§ Task brief: Your output must be the lines below from the line containing "Write a web" to the line containing "const catFont = 'DejaVu", both lines included, reproduced exactly and without pictures.
--- Start Information provided ---
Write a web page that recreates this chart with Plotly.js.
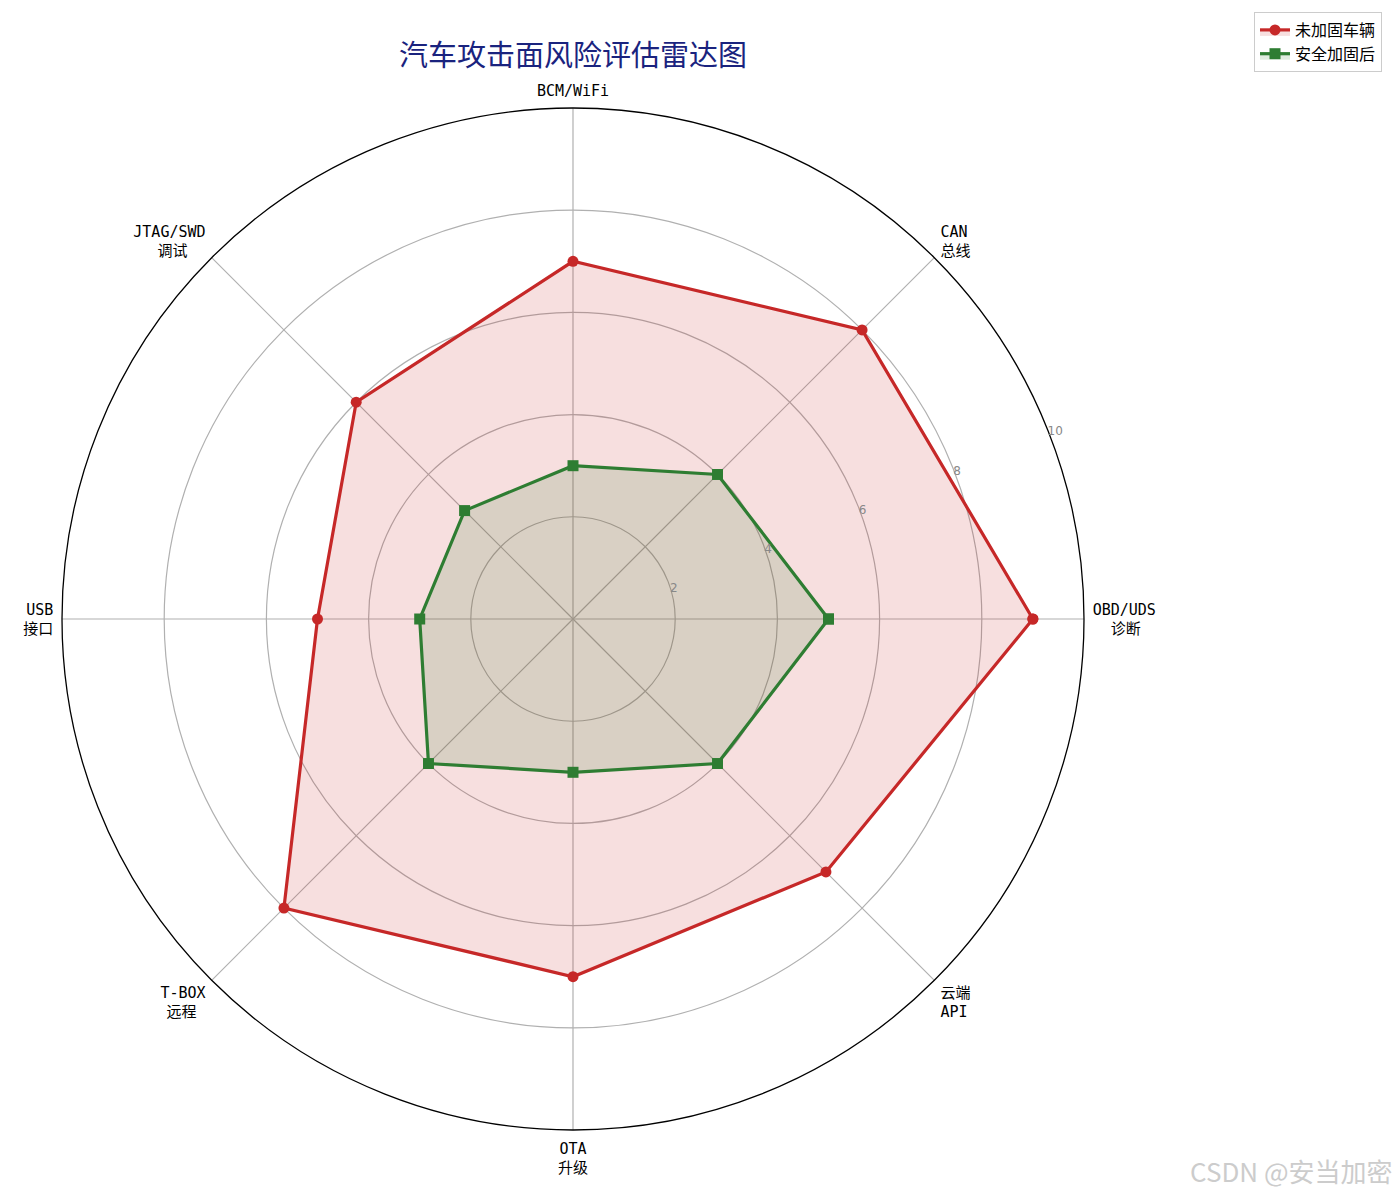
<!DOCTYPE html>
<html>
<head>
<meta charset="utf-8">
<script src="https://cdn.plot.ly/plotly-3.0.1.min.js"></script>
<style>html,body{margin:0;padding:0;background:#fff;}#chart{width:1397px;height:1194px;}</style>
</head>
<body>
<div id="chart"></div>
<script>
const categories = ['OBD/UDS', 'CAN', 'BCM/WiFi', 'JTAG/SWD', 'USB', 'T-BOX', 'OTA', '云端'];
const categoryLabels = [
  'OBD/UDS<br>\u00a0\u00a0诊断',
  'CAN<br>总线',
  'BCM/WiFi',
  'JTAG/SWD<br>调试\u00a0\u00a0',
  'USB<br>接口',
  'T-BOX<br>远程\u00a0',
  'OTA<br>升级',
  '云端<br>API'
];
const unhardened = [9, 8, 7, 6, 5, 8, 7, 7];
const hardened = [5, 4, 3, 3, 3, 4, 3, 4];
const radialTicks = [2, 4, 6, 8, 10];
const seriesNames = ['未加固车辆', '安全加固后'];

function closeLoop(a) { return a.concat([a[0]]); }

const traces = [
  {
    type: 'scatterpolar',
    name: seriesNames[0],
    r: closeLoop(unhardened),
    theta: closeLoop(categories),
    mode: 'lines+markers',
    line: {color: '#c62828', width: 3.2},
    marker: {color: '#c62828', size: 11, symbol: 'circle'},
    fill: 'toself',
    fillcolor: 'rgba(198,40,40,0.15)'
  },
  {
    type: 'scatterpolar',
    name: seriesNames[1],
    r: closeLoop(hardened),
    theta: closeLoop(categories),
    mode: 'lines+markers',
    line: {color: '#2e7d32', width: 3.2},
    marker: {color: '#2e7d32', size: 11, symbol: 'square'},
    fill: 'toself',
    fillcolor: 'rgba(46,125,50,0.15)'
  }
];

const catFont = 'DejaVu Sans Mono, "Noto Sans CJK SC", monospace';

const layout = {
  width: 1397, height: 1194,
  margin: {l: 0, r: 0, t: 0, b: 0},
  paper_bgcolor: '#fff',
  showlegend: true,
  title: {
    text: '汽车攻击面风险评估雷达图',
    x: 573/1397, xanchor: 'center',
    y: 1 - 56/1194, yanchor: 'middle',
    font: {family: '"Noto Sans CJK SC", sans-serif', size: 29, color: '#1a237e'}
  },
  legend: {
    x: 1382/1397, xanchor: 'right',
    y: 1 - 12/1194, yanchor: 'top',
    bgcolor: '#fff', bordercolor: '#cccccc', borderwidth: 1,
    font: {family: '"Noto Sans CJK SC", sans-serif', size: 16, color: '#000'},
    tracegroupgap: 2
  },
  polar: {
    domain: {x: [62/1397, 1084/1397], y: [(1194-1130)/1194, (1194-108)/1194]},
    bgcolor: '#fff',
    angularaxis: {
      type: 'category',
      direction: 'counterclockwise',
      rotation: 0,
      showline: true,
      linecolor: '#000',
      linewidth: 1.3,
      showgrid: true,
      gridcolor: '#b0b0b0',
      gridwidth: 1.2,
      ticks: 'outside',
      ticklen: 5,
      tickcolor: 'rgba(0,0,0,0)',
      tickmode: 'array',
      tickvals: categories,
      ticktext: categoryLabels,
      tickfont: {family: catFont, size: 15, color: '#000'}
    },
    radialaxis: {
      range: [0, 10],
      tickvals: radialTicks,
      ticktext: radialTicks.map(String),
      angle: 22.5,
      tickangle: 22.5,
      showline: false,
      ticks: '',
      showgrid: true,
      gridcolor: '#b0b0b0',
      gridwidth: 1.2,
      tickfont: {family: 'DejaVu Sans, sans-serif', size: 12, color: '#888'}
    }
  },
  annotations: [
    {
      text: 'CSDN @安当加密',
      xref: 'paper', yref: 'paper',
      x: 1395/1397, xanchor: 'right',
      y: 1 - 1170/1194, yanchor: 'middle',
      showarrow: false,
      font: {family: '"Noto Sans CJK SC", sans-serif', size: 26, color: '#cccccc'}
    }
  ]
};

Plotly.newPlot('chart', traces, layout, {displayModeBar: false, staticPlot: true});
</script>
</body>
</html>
--- End Information provided ---
--- Start Information provided ---
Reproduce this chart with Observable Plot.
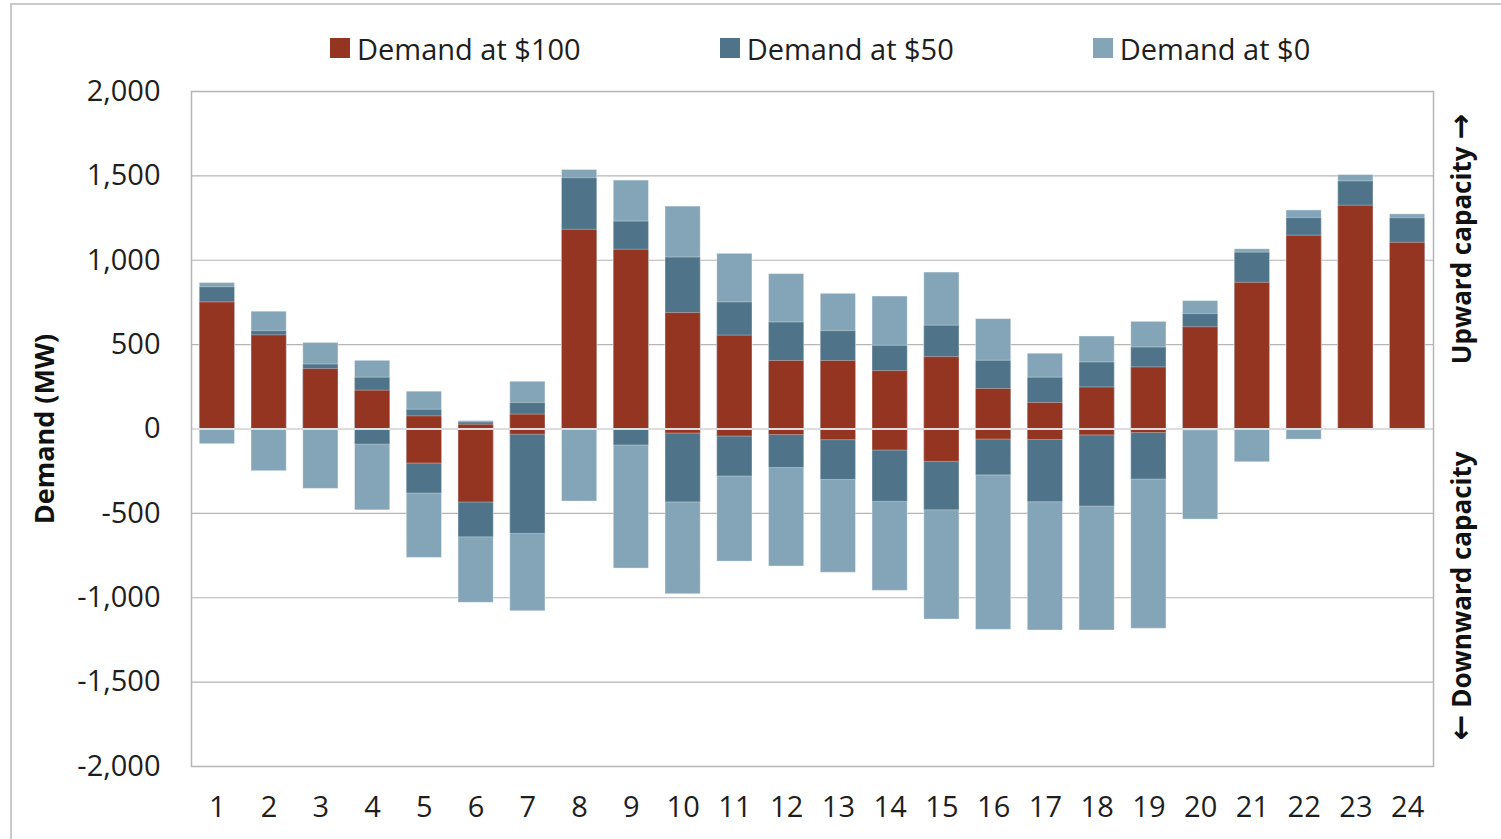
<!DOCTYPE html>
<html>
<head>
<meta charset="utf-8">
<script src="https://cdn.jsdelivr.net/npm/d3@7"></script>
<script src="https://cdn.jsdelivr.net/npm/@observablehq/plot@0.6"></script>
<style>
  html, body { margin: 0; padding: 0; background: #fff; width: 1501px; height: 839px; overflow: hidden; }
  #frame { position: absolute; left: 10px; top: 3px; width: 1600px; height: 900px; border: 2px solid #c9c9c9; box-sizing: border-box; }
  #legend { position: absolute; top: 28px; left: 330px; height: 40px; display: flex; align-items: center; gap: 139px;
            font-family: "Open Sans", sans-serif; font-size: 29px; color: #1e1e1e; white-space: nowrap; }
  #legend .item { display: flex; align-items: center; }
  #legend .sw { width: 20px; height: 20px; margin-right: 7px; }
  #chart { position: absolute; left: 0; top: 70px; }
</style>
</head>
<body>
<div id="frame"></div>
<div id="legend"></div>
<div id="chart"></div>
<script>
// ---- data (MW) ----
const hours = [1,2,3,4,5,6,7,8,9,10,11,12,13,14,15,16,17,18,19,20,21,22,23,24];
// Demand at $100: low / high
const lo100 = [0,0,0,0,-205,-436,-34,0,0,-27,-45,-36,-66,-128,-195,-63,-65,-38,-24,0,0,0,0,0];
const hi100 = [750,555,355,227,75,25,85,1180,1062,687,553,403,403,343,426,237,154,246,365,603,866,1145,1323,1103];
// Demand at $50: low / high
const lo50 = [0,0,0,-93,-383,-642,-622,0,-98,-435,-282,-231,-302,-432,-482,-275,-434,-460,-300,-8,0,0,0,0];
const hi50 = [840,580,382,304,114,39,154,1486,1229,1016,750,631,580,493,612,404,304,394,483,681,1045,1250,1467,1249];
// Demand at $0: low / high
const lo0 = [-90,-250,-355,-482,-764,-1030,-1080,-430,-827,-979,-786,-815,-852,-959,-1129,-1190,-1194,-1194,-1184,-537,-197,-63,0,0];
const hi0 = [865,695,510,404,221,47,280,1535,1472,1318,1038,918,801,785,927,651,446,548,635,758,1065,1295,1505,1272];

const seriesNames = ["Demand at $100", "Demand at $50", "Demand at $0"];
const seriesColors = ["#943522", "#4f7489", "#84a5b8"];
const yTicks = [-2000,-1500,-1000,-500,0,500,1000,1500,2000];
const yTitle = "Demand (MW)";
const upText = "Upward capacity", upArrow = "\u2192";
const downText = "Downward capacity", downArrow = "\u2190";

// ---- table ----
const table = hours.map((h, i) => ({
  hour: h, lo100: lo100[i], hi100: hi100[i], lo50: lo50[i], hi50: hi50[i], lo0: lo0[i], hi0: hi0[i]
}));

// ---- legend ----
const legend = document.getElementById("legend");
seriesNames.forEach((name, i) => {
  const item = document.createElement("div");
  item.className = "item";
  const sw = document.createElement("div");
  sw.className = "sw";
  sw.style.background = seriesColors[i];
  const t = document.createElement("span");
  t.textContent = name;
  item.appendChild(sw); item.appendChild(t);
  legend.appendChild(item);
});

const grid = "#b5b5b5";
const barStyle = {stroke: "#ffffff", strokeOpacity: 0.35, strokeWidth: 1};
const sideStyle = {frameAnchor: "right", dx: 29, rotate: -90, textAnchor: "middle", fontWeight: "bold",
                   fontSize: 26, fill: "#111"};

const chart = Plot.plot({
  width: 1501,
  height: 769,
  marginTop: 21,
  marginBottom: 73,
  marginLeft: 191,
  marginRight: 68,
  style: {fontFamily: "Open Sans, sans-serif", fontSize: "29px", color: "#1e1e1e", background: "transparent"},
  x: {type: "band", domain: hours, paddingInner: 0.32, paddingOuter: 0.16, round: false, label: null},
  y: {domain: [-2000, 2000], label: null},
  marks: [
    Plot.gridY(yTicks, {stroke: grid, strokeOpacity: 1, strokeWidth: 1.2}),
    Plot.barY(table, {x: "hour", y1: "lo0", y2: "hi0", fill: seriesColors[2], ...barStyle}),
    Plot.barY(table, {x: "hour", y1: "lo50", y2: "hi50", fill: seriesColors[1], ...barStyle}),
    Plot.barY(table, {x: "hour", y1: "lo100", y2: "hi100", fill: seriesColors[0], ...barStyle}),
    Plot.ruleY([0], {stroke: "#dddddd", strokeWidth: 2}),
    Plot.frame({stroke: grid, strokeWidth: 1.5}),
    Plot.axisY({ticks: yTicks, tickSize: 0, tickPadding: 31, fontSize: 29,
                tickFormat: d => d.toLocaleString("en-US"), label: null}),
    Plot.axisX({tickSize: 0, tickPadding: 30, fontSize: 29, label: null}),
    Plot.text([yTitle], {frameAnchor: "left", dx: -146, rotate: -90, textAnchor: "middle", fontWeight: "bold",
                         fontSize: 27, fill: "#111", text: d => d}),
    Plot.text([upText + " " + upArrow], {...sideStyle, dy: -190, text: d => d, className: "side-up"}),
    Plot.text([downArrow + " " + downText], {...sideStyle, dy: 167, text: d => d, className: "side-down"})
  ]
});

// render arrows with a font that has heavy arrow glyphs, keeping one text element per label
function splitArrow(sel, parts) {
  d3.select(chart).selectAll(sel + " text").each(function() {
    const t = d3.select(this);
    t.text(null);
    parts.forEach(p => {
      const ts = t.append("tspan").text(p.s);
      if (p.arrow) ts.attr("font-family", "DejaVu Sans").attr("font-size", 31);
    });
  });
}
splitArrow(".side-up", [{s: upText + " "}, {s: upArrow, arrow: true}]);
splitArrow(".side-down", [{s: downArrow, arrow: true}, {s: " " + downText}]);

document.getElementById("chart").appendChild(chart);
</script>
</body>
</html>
--- End Information provided ---
§ Reply:
Write a web page that recreates this chart with Plotly.js.
<!DOCTYPE html>
<html>
<head>
<meta charset="utf-8">
<script src="https://cdn.plot.ly/plotly-3.0.1.min.js"></script>
<style>html,body{margin:0;padding:0;background:#fff;}#chart{width:1397px;height:1194px;}</style>
</head>
<body>
<div id="chart"></div>
<script>
const categories = ['OBD/UDS', 'CAN', 'BCM/WiFi', 'JTAG/SWD', 'USB', 'T-BOX', 'OTA', '云端'];
const categoryLabels = [
  'OBD/UDS<br>\u00a0\u00a0诊断',
  'CAN<br>总线',
  'BCM/WiFi',
  'JTAG/SWD<br>调试\u00a0\u00a0',
  'USB<br>接口',
  'T-BOX<br>远程\u00a0',
  'OTA<br>升级',
  '云端<br>API'
];
const unhardened = [9, 8, 7, 6, 5, 8, 7, 7];
const hardened = [5, 4, 3, 3, 3, 4, 3, 4];
const radialTicks = [2, 4, 6, 8, 10];
const seriesNames = ['未加固车辆', '安全加固后'];

function closeLoop(a) { return a.concat([a[0]]); }

const traces = [
  {
    type: 'scatterpolar',
    name: seriesNames[0],
    r: closeLoop(unhardened),
    theta: closeLoop(categories),
    mode: 'lines+markers',
    line: {color: '#c62828', width: 3.2},
    marker: {color: '#c62828', size: 11, symbol: 'circle'},
    fill: 'toself',
    fillcolor: 'rgba(198,40,40,0.15)'
  },
  {
    type: 'scatterpolar',
    name: seriesNames[1],
    r: closeLoop(hardened),
    theta: closeLoop(categories),
    mode: 'lines+markers',
    line: {color: '#2e7d32', width: 3.2},
    marker: {color: '#2e7d32', size: 11, symbol: 'square'},
    fill: 'toself',
    fillcolor: 'rgba(46,125,50,0.15)'
  }
];

const catFont = 'DejaVu Sans Mono, "Noto Sans CJK SC", monospace';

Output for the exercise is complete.